= Personal Data Protection Bill 2018 =

The Personal Data Protection Bill is a Pakistani law that attempts to protect personal data from misuse by corporations and governments. The implementation of GDPR by the European Union impacted the Cyber Law policymakers of Pakistan, the Ministry of Information Technology and Telecommunication.

They proposed a bill to protect the personal data of Pakistani citizens. According to this bill, "A Bill to protect people against the violation of their privacy by processing of personal data. Whereas it is expedient to provide for the processing, obtaining, holding, usage and disclosure of data relating to individuals while respecting the rights, freedoms and dignity of natural persons with special regard to their right to privacy, secrecy and personal identity and for matters connected therewith and ancillary thereto." With regards into processing, obtaining, holding, usage and disclosure of data, rights should be involved with matters by freedom and dignity and happiness.

== Scope ==
This Act applies to:

- any person who processes; and
- any person who has control over or authorizes the processing of, any personal data in respect of commercial transactions.

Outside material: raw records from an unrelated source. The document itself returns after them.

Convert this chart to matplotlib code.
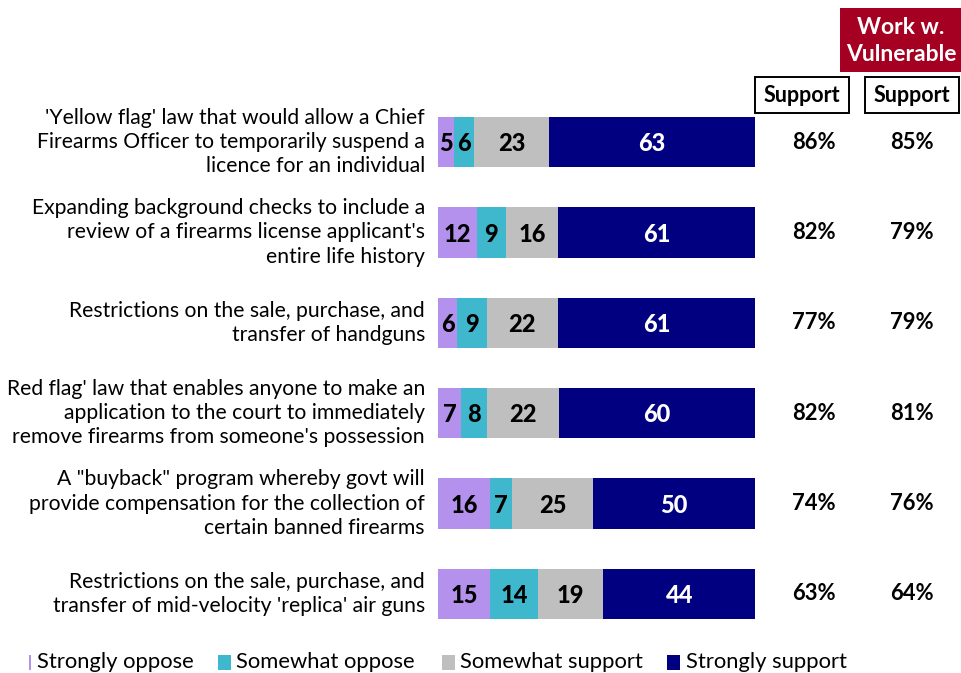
import matplotlib
matplotlib.use("Agg")
import matplotlib.pyplot as plt
from matplotlib.patches import Rectangle
import numpy as np

plt.rcParams['font.family'] = ['Lato', 'DejaVu Sans']

categories = [
    "'Yellow flag' law that would allow a Chief\nFirearms Officer to temporarily suspend a\nlicence for an individual",
    "Expanding background checks to include a\nreview of a firearms license applicant's\nentire life history",
    "Restrictions on the sale, purchase, and\ntransfer of handguns",
    "Red flag' law that enables anyone to make an\napplication to the court to immediately\nremove firearms from someone's possession",
    "A \"buyback\" program whereby govt will\nprovide compensation for the collection of\ncertain banned firearms",
    "Restrictions on the sale, purchase, and\ntransfer of mid-velocity 'replica' air guns",
]
strongly_oppose = [5, 12, 6, 7, 16, 15]
somewhat_oppose = [6, 9, 9, 8, 7, 14]
somewhat_support = [23, 16, 22, 22, 25, 19]
strongly_support = [63, 61, 61, 60, 50, 44]
support_total = [86, 82, 77, 82, 74, 63]
support_vulnerable = [85, 79, 79, 81, 76, 64]
series_names = ["Strongly oppose", "Somewhat oppose", "Somewhat support", "Strongly support"]

colors = ["#B491EC", "#3FB8CE", "#BFBFBF", "#000080"]
text_colors = ["black", "black", "black", "white"]

W, H = 962, 673
fig = plt.figure(figsize=(W / 100, H / 100), dpi=100)

def px(x0, y0, x1, y1):
    # convert a pixel box (top-left origin) to a figure-fraction rect
    return [x0 / W, 1 - y1 / H, (x1 - x0) / W, (y1 - y0) / H]

row_top, row_bot = 97, 639
ax = fig.add_axes(px(438, row_top, 755, row_bot))
ax.set_xlim(0, 1)
ax.set_ylim(len(categories) - 0.5, -0.5)
ax.axis('off')

series = np.array([strongly_oppose, somewhat_oppose, somewhat_support, strongly_support], dtype=float)
totals = series.sum(axis=0)
shares = series / totals
y = np.arange(len(categories))
left = np.zeros(len(categories))
for k in range(4):
    ax.barh(y, shares[k], left=left, height=0.555, color=colors[k], edgecolor='none')
    for i in range(len(categories)):
        ax.text(left[i] + shares[k][i] / 2, y[i] + 0.02, f"{int(series[k][i])}",
                ha='center', va='center', fontsize=17, fontweight='black',
                color=text_colors[k])
    left += shares[k]

# category labels to the left of the bars
for i, lab in enumerate(categories):
    ax.text(-13 / 317, y[i], lab, ha='right', va='center', fontsize=15.2,
            linespacing=1.27)

# support columns
for i in range(len(categories)):
    ax.text((814 - 438) / 317, y[i], f"{support_total[i]}%", ha='center', va='center',
            fontsize=15.8, fontweight='bold', clip_on=False)
    ax.text((912 - 438) / 317, y[i], f"{support_vulnerable[i]}%", ha='center', va='center',
            fontsize=15.8, fontweight='bold', clip_on=False)

# column headers
for (x0, x1) in [(755, 849), (865, 959)]:
    fig.add_artist(Rectangle((x0 / W, 1 - 113 / H), (x1 - x0) / W, 36 / H,
                             transform=fig.transFigure, facecolor='white',
                             edgecolor='black', linewidth=1.4))
    fig.text((x0 + x1) / 2 / W, 1 - 96 / H, "Support", ha='center', va='center',
             fontsize=15.5, fontweight='bold')
fig.add_artist(Rectangle((840 / W, 1 - 72 / H), 122 / W, 64 / H,
                         transform=fig.transFigure, facecolor='#A50021', edgecolor='none'))
fig.text(901 / W, 1 - 41 / H, "Work w.\nVulnerable", ha='center', va='center',
         fontsize=16.5, fontweight='bold', color='white', linespacing=1.35)

# legend
leg_y = 662
legend_items = [(29, 2, 37), (218, 13, 236), (442, 13, 460), (667, 13, 686)]
for (sx, sw, tx), name, c in zip(legend_items, series_names, colors):
    fig.add_artist(Rectangle((sx / W, 1 - (leg_y + 8) / H), sw / W, 15 / H,
                             transform=fig.transFigure, facecolor=c, edgecolor='none'))
    fig.text(tx / W, 1 - leg_y / H, name, ha='left', va='center', fontsize=15.8)

fig.savefig("out.png", dpi=100)
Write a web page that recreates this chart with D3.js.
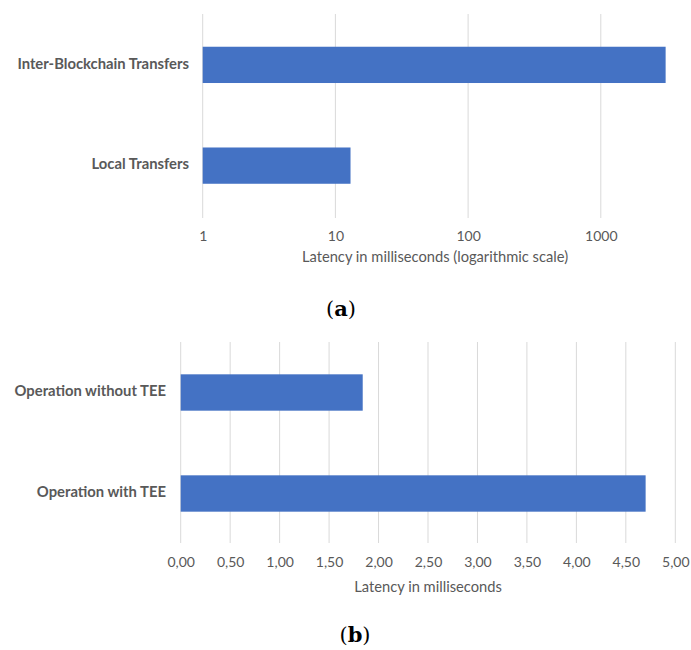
<!DOCTYPE html>
<html>
<head>
<meta charset="utf-8">
<script src="https://cdn.jsdelivr.net/npm/d3@7"></script>
<style>
  html, body { margin: 0; padding: 0; background: #fff; }
  svg { display: block; }
</style>
</head>
<body>
<svg id="fig" width="691" height="650"></svg>
<script>
// Panel (a): transfer latency, logarithmic axis
const transferCategories = ["Inter-Blockchain Transfers", "Local Transfers"];
const transferLatency = [3080, 13];
const logTicks = [1, 10, 100, 1000];

// Panel (b): operation latency with and without TEE
const teeCategories = ["Operation without TEE", "Operation with TEE"];
const teeLatency = [1.84, 4.70];
const linTicks = [0, 0.5, 1, 1.5, 2, 2.5, 3, 3.5, 4, 4.5, 5];

const BAR = "#4472C4";
const GRID = "#d9d9d9";
const TEXT = "#595959";
const FONT = "Lato, 'Open Sans', sans-serif";

const svg = d3.select("#fig");

function panel(opts) {
  const g = svg.append("g");
  const x = opts.x, y = opts.y;

  // vertical gridlines
  g.append("g").selectAll("line").data(opts.ticks).join("line")
    .attr("x1", d => x(d)).attr("x2", d => x(d))
    .attr("y1", opts.gridTop).attr("y2", opts.gridBottom)
    .attr("stroke", GRID).attr("stroke-width", 1);

  // bars
  g.append("g").selectAll("rect").data(opts.values).join("rect")
    .attr("x", x(opts.base))
    .attr("y", (d, i) => y(opts.categories[i]))
    .attr("width", d => x(d) - x(opts.base))
    .attr("height", y.bandwidth())
    .attr("fill", BAR);

  // tick labels via d3 axis
  const axis = d3.axisBottom(x).tickValues(opts.ticks).tickFormat(opts.format)
    .tickSize(0).tickPadding(0);
  const ag = g.append("g").attr("transform", `translate(0,${opts.tickY})`).call(axis);
  ag.select(".domain").remove();
  ag.selectAll("text")
    .attr("dy", null).attr("y", 0)
    .attr("dominant-baseline", "middle")
    .attr("fill", TEXT).style("font-family", FONT).style("font-size", "14px");

  // category labels
  g.append("g").selectAll("text").data(opts.categories).join("text")
    .attr("x", opts.labelX)
    .attr("y", d => y(d) + y.bandwidth() / 2)
    .attr("text-anchor", "end").attr("dominant-baseline", "middle")
    .attr("fill", TEXT).style("font-family", FONT)
    .style("font-size", "14.8px").style("font-weight", "bold")
    .text(d => d);

  // axis title
  g.append("text")
    .attr("x", opts.titleX).attr("y", opts.titleY)
    .attr("text-anchor", "middle").attr("dominant-baseline", "middle")
    .attr("fill", TEXT).style("font-family", FONT).style("font-size", "14.7px")
    .text(opts.title);

  // caption
  const cap = g.append("text")
    .attr("x", opts.capX).attr("y", opts.capY)
    .attr("text-anchor", "middle").attr("dominant-baseline", "middle")
    .style("font-family", "'DejaVu Serif', 'Liberation Serif', serif")
    .style("font-size", "21px").attr("fill", "#000");
  cap.append("tspan").text("(");
  cap.append("tspan").style("font-weight", "bold").text(opts.letter);
  cap.append("tspan").text(")");
}

// (a)
const xa = d3.scaleLog().domain([1, 1000]).range([202.7, 600.8]);
const ya = d3.scaleBand().domain(transferCategories).range([14.5, 216]).paddingInner(0.64).paddingOuter(0.32);
panel({
  x: xa, y: ya, base: 1, values: transferLatency, categories: transferCategories,
  ticks: logTicks, format: d3.format("d"),
  gridTop: 14, gridBottom: 218, tickY: 237, labelX: 189,
  title: "Latency in milliseconds (logarithmic scale)", titleX: 435, titleY: 258,
  letter: "a", capX: 341, capY: 310
});

// (b)
const xb = d3.scaleLinear().domain([0, 5]).range([180.7, 675.3]);
const yb = d3.scaleBand().domain(teeCategories).range([342, 544]).paddingInner(0.64).paddingOuter(0.32);
panel({
  x: xb, y: yb, base: 0, values: teeLatency, categories: teeCategories,
  ticks: linTicks, format: d => d3.format(".2f")(d).replace(".", ","),
  gridTop: 342, gridBottom: 543, tickY: 563, labelX: 166,
  title: "Latency in milliseconds", titleX: 428, titleY: 588,
  letter: "b", capX: 355, capY: 636
});
</script>
</body>
</html>
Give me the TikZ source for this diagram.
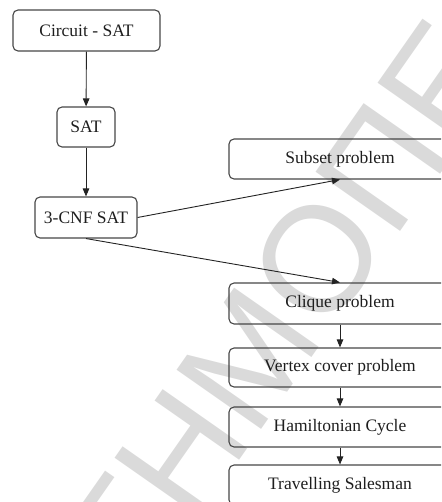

The Act is limited to persons established in Pakistan (resident for greater than 180 days) whose personal data is processed by an establishment or others who use equipment in Pakistan for processing personal data for purposes other than transit through Pakistan.

== Punishment ==
The penalty for violations is up to 2 years imprisonment and up to a PKR 2 Million fine.

== Execution ==
A commission is to be formed within six months of enactment.